A simple vista pareciera que la ecuación es simple, vivir en pareja nos permite compartir gastos, mientras que vivir solo nos obliga a solventar solos cada una de las compras, servicios y obligaciones.
Ahora bien, ¿esto es tan así? Si profundizamos la mirada nos podremos dar cuenta de algunos matices. En primer lugar, las personas que viven solas suelen ser más “gastadoras” por el simple motivo de estar sumergidos en una vida social más intensa (salidas con amigos o cenas en casa); ellos suelen generar más oportunidades de encuentros con amigos y dedican menos tiempo a las tareas domésticas, motivo por el cual suelen ser más propensos a deliverys, servicios de lavandería, etc.
En segundo lugar, ellos son también –según lo muestran las estadísticas– los que más gastan en cuidados personales como el gimnasio o los tratamientos estéticos. Estos, y otros detalles más, hacen que la vida de soltero se encarezca, no sólo por tener que “bancarse solos” sino también porque eligen un estilo de vida de mayores consumos.

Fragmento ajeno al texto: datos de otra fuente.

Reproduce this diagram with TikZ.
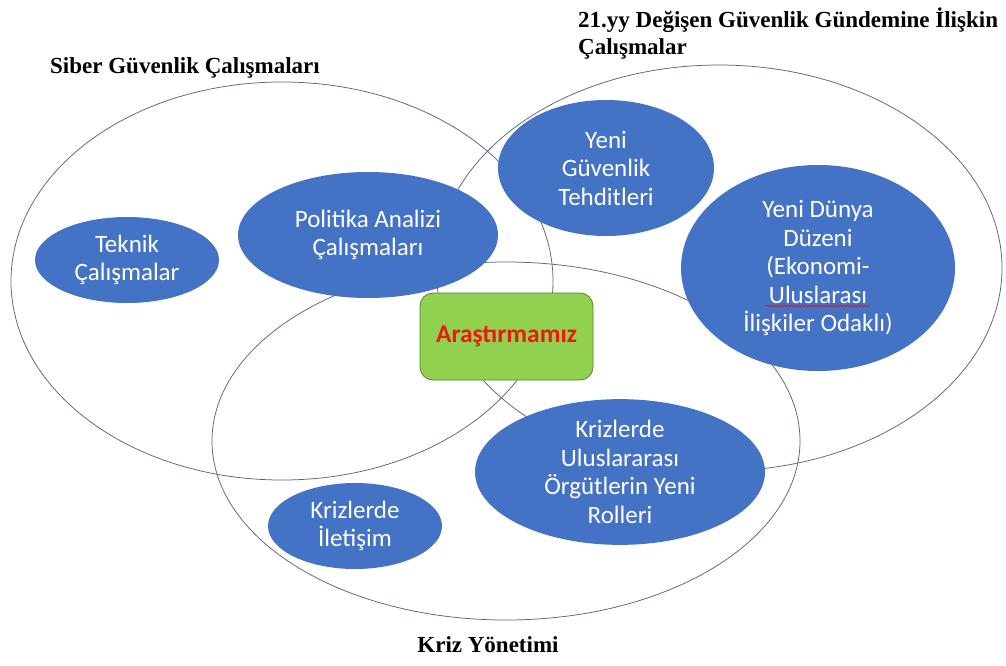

En el otro extremo, las personas que viven en pareja suelen tener hábitos más caseros, disfrutan de la compañía del otro, se van apartando de las grandes fiestas en casa, comienzan a cocinar más y a ocuparse de las tareas domésticas. Pensemos que alejarnos de la famosa “noche porteña” nos previene de bastantes gastos. Sin embargo, esto no quiere decir que automáticamente se conviertan en personas más ahorrativas. Si bien los gastos merman por un lado, suelen intensificarse por el otro: el proyecto en común hace que la pareja destine una buena parte de sus ingresos a la propia casa y la decoración de sus ambientes, al proyecto de una mudanza a un ambiente más grande, a la búsqueda de un bebé para ampliar la familia y tantos otros proyectos que requieren de dinero.
Lo central siempre es formular un OBJETIVO: saber hacia dónde voy y dónde quisiera verme parado –económicamente hablando– dentro de unos años, me permitirá redistribuir mis ingresos y optimizar los gastos de manera coherente a mis planes.